Industrial research is facing pressures to decrease time-to-market for new inventions, and to conduct research aimed at specific, identifiable customer needs. As a result, traditional basic research activities in corporate laboratories have been scaled back. A survey conducted in 1997 by R&D Magazine found that much of this is directed basic research, closely linked to related applied research activities, rather than exploratory basic research aimed at the creation of new scientific knowledge.

To compensate, most U.S. firms now form extensive relationships with other organizations for research, including small businesses and universities. Partnerships are a way to identify and capture innovations produced by those organizations that have not been implemented by other companies.

The decline in federal research funding has had a great impact on universities, which are the major recipients of extramural federal research support. As a result, more universities have become interested in forming relationships with industry, such as conducting research for specific companies, housing collaborative research facilities, and licensing university inventions to firms.

The academic sector sees industry R&D funding as a potential replacement for federal funding, especially in view of the new interest among corporations in partnering with universities. Universities are also under pressure from another major funding source, the parents of undergraduate students, to address the perceived imbalance between research and teaching in academia. University administrators in turn are placing more pressure on professors to link research to their educational programs, and also to integrate real-world concerns into both teaching and research. These pressures may also force academia to become more applied in its research focus.
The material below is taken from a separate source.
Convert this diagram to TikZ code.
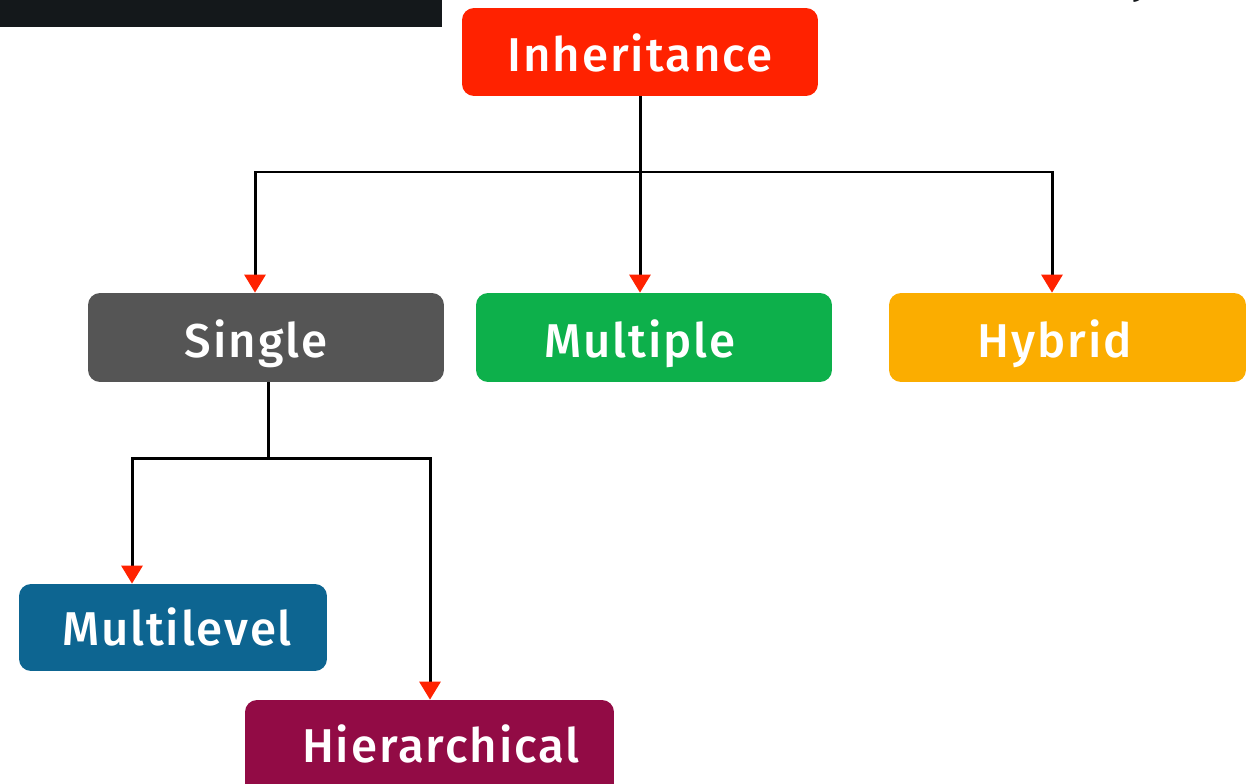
\documentclass[tikz,border=0pt]{standalone}
\usepackage{fontspec}
\setmainfont{Fira Sans}
\newfontfamily\labelfont{Fira Sans Medium}
\usetikzlibrary{arrows.meta}
\definecolor{inhred}{HTML}{FF2200}
\definecolor{singlegray}{HTML}{555555}
\definecolor{multgreen}{HTML}{0DB04B}
\definecolor{hybridorange}{HTML}{FBAD00}
\definecolor{mlblue}{HTML}{0D6591}
\definecolor{hiermaroon}{HTML}{920B45}
\definecolor{tipred}{HTML}{FF2200}
\definecolor{barblack}{HTML}{14181B}
\tikzset{
  box/.style={rounded corners=0.24cm, inner sep=0pt, minimum height=1.76cm},
  lbl/.style={text=white, anchor=base, font=\fontsize{27}{28}\labelfont\addfontfeature{LetterSpace=4}},
  wire/.style={line width=0.06cm, black},
  arr/.style={wire, -{Triangle[width=0.42cm, length=0.36cm, color=tipred]}}
}
\begin{document}
\begin{tikzpicture}[x=0.02cm, y=-0.02cm]
  \useasboundingbox (0,0) rectangle (1255,784);
  % dark strip at the top left
  \fill[barblack] (0,0) rectangle (442,27);
  % descender of a glyph from a line above the frame
  \node[anchor=base, text=barblack, font=\fontsize{24}{24}\selectfont] (cut) at (1142,-6) {y};

  % boxes
  \node[box, fill=inhred, minimum width=7.12cm] (inh) at (640,52) {};
  \node[box, fill=singlegray, minimum width=7.12cm, minimum height=1.78cm] (single) at (266,337.5) {};
  \node[box, fill=multgreen, minimum width=7.12cm, minimum height=1.78cm] (multiple) at (654,337.5) {};
  \node[box, fill=hybridorange, minimum width=7.14cm, minimum height=1.78cm] (hybrid) at (1067.5,337.5) {};
  \node[box, fill=mlblue, minimum width=6.16cm, minimum height=1.74cm] (multilevel) at (173,627.5) {};
  \node[box, fill=hiermaroon, minimum width=7.38cm, minimum height=1.9cm] (hier) at (429.5,747.5) {};

  % labels
  \node[lbl] (tinh) at (640,72) {Inheritance};
  \node[lbl] (tsingle) at (256,357) {Single};
  \node[lbl] (tmultiple) at (640,357) {Multiple};
  \node[lbl] (thybrid) at (1055,357) {Hybrid};
  \node[lbl] (tmultilevel) at (177,645) {Multilevel};
  \node[lbl] (thier) at (441,762) {Hierarchical};

  % first level connectors
  \coordinate (top) at (640,172);
  \coordinate (tl) at (255,172);
  \coordinate (tr) at (1052,172);
  \draw[wire] (inh.south) -- (top);
  \draw[wire, line cap=rect] (tl) -- (tr);
  \draw[arr] (tl) -- (tl |- single.north);
  \draw[arr] (top) -- (top |- multiple.north);
  \draw[arr] (tr) -- (tr |- hybrid.north);

  % second level connectors
  \coordinate (mid) at (268,458);
  \coordinate (ml) at (132,458);
  \coordinate (mr) at (430,458);
  \draw[wire] (mid |- single.south) -- (mid);
  \draw[wire, line cap=rect] (ml) -- (mr);
  \draw[arr] (ml) -- (ml |- multilevel.north);
  \draw[arr] (mr) -- (mr |- hier.north);
\end{tikzpicture}
\end{document}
These developments mean that the United States government now shoulders more of the burden for funding fundamental, long-term research aimed at producing new knowledge. However, this responsibility is contradicted by calls from the Congress and from taxpayers for greater accountability for government, and formal measurements of program outcomes under the Government Performance and Results Act of 1993 (the GPRA).

One mechanism to link government R&D to tangible outcomes is to form closer relationships, including collaborative research efforts, with industrial and academic research organizations. Collaboration among these sectors brings many benefits, including:

U.S. agencies are becoming direct participants in R&D collaboration by forming partnerships between agency research facilities and external research organizations. This increase in collaboration calls for new mechanisms for R&D management that take into account the dynamics of working with extramural research organizations as partners rather than grantees or contractors.
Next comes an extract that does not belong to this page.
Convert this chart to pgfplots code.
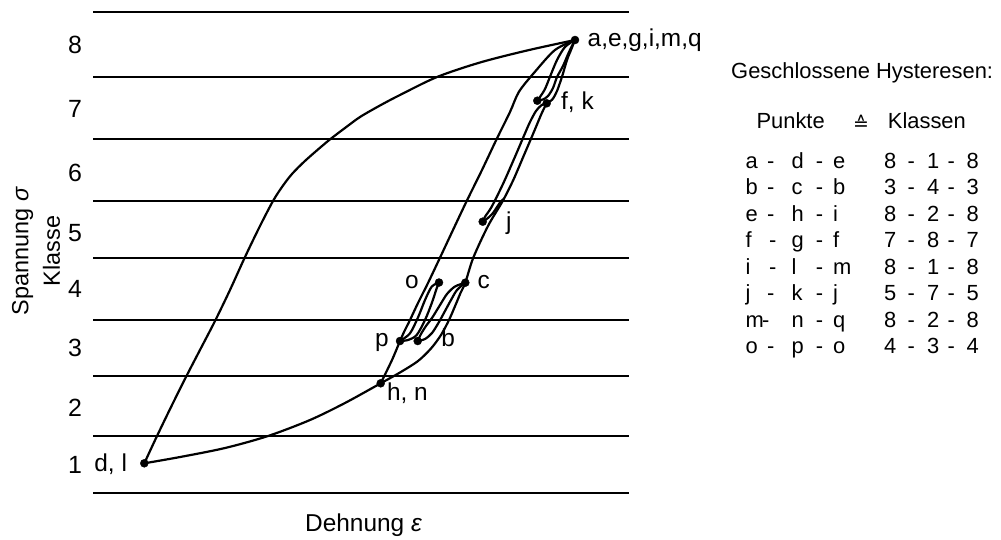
\documentclass[border=0pt]{standalone}
\usepackage{pgfplots}
\pgfplotsset{compat=1.18}
\usepackage{fontspec}
\setmainfont{Liberation Sans}
\newfontfamily\symbolfont{DejaVu Sans}

\tikzset{
  lbl/.style={font=\fontsize{24.5}{28}\selectfont, inner sep=0pt, anchor=base west},
  num/.style={font=\fontsize{25}{28}\selectfont, inner sep=0pt, anchor=base},
  tbl/.style={font=\fontsize{22}{26}\selectfont, inner sep=0pt, anchor=base west},
}
\pgfplotsset{
  curve/.style={black, line width=2.2bp, smooth, mark=none},
  level/.style={black, line width=2.3bp, mark=none},
  turn/.style={black, only marks, mark=*, mark size=4bp},
}

% one row of the table of closed hysteresis loops:
% #1 baseline, #2..#5 points (with x of the first dash), #6..#8 classes
\newcommand\trow[8]{%
  \node[tbl] at (axis cs:745.5,#1) {#2};
  \node[tbl] at (axis cs:#3,#1) {-};
  \node[tbl] at (axis cs:791.5,#1) {#4};
  \node[tbl] at (axis cs:815.7,#1) {-};
  \node[tbl] at (axis cs:833,#1) {#5};
  \node[tbl] at (axis cs:884,#1) {#6};
  \node[tbl] at (axis cs:907.3,#1) {-};
  \node[tbl] at (axis cs:927,#1) {#7};
  \node[tbl] at (axis cs:947.3,#1) {-};
  \node[tbl] at (axis cs:966.3,#1) {#8};
}

\begin{document}
\begin{tikzpicture}
\begin{axis}[
  width=1001bp, height=539bp, scale only axis,
  xmin=0, xmax=1001, ymin=-0.256, ymax=8.772,
  hide axis, clip=false,
]
% class boundaries
\pgfplotsinvokeforeach{0.514,1.469,2.474,3.412,4.451,5.405,6.444,7.482,8.571}{
  \addplot[level] coordinates {(93,#1) (629,#1)};
}

% d -> a (upper left branch)
\addplot[curve] coordinates {
  (144.3,1.012) (157,1.469) (172,1.988) (187,2.491) (201,2.943) (215,3.395)
  (230,3.915) (245,4.467) (260,4.987) (273,5.405) (282,5.640) (292,5.858)
  (306,6.092) (328,6.410) (345,6.628) (360,6.812) (380,7.005) (400,7.181)
  (437,7.482) (480,7.725) (527,7.926) (575,8.102)};
% d -> h -> c -> k (lower and right branch)
\addplot[curve] coordinates {
  (144.3,1.012) (180,1.117) (225,1.268) (268,1.469) (310,1.737) (345,2.022)
  (380.7,2.352) (400,2.533) (418,2.725) (431,2.935) (441,3.161) (449,3.412)
  (455.5,3.663) (460.5,3.864) (465.3,4.037) (473.3,4.456) (488,4.987)
  (502.7,5.405) (513.3,5.757) (523.3,6.147) (533.3,6.539) (541.7,6.874)
  (546.7,7.042)};
% k -> a
\addplot[curve] coordinates {
  (546.7,7.042) (552.3,7.106) (557,7.248) (562,7.487) (567,7.767)
  (571,7.935) (575,8.102)};
% a -> h (left branch)
\addplot[curve] coordinates {
  (575,8.102) (555,7.935) (535,7.571) (519,7.236) (510,6.896) (496.7,6.444)
  (482,5.925) (466.7,5.405) (453,4.920) (440,4.456) (428,4.032) (418,3.697)
  (410,3.412) (404,3.211) (400,3.060) (392,2.742) (380.7,2.352)};
% loop a - f
\addplot[curve] coordinates {
  (575,8.102) (565,7.985) (557,7.767) (550,7.487) (544.5,7.265) (537.3,7.085)};
\addplot[curve] coordinates {
  (575,8.102) (569,7.901) (563,7.667) (557,7.482) (553,7.298) (548,7.164)
  (543,7.106) (537.3,7.085)};
% loop j - k
\addplot[curve] coordinates {
  (546.7,7.042) (541.7,7.013) (536,6.913) (530,6.729) (525,6.539) (515,6.147)
  (503.3,5.702) (491.7,5.310) (485,5.142) (482.7,5.059)};
\addplot[curve] coordinates {
  (482.7,5.059) (488,5.121) (493,5.204) (497,5.305) (500.5,5.390) (503.7,5.439)};
% loop b - c
\addplot[curve] coordinates {
  (417.7,3.060) (421,3.178) (426,3.312) (432,3.446) (440,3.663) (447,3.848)
  (455,3.973) (465.3,4.037)};
\addplot[curve] coordinates {
  (417.7,3.060) (425,3.094) (432,3.194) (439,3.379) (445,3.563) (451,3.747)
  (457,3.915) (465.3,4.037)};
% loop o - p
\addplot[curve] coordinates {
  (439,4.040) (431.7,3.970) (425,3.747) (418.3,3.467) (410,3.189) (400,3.060)};
\addplot[curve] coordinates {
  (439,4.040) (436.7,3.943) (431.7,3.692) (425,3.412) (416.7,3.161) (408,3.077)
  (400,3.060)};

% turning points a, f, k, j, o, c, p, b, h, d
\addplot[turn] coordinates {
  (575,8.102) (537.3,7.085) (546.7,7.042) (482.7,5.059) (439,4.040)
  (465.3,4.037) (400,3.060) (417.7,3.060) (380.7,2.352) (144.3,1.012)};

% point labels
\node[lbl] at (axis cs:587.5,7.985) {a,e,g,i,m,q};
\node[lbl] at (axis cs:561,6.930) {f, k};
\node[lbl] at (axis cs:506,4.931) {j};
\node[lbl] at (axis cs:405,3.948) {o};
\node[lbl] at (axis cs:477.5,3.948) {c};
\node[lbl] at (axis cs:375,2.965) {p};
\node[lbl] at (axis cs:441.2,2.965) {b};
\node[lbl] at (axis cs:386.8,2.072) {h, n};
\node[lbl] at (axis cs:94.2,0.883) {d, l};

% class numbers
\node[num] at (axis cs:75,7.868) {8};
\node[num] at (axis cs:75,6.796) {7};
\node[num] at (axis cs:75,5.740) {6};
\node[num] at (axis cs:75,4.735) {5};
\node[num] at (axis cs:75,3.797) {4};
\node[num] at (axis cs:75,2.809) {3};
\node[num] at (axis cs:75,1.804) {2};
\node[num] at (axis cs:75,0.833) {1};

% axis titles
\node[rotate=90, align=center, inner sep=0pt,
      font=\fontsize{23.5}{31.5}\selectfont] at (axis cs:36,4.568)
      {Spannung \textit{σ}\\Klasse};
\node[lbl] at (axis cs:305,-0.134) {Dehnung \textit{ε}};

% table of closed loops
\node[tbl] at (axis cs:731,7.460) {Geschlossene Hysteresen:};
\node[tbl] at (axis cs:756.3,6.623) {Punkte};
\node[inner sep=0pt, anchor=base, font=\symbolfont\fontsize{19}{19}\selectfont]
      at (axis cs:861,6.590) {≙};
\node[tbl] at (axis cs:887.7,6.623) {Klassen};
\trow{5.953}{a}{767}{d}{e}{8}{1}{8}
\trow{5.509}{b}{767}{c}{b}{3}{4}{3}
\trow{5.065}{e}{767}{h}{i}{8}{2}{8}
\trow{4.621}{f}{769}{g}{f}{7}{8}{7}
\trow{4.178}{i}{769}{l}{m}{8}{1}{8}
\trow{3.734}{j}{767}{k}{j}{5}{7}{5}
\trow{3.290}{m}{762}{n}{q}{8}{2}{8}
\trow{2.846}{o}{767}{p}{o}{4}{3}{4}
\end{axis}
\pgfresetboundingbox
\path[use as bounding box] (current axis.south west) rectangle (current axis.north east);
\end{tikzpicture}
\end{document}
SIGNIFICANCE OF GUI PARTNERSHIPS
FOR INNOVATION

Government-university-industry (GUI) strategic research partnerships represent an organizational form designed to integrate disparate pools of intellectual capital. In these cases, participants in the partnership bring to the table very different skills, capabilities, and organizational contexts. The alliance evolves into a shared community of innovation, where each participant retains the legacy of its origins, but joins a network of researchers that evolves its own common values, norms, and vocabulary. The knowledge from each organization can then be integrated within the new context of a community of innovation, and applied by each participant toward its own learning goals.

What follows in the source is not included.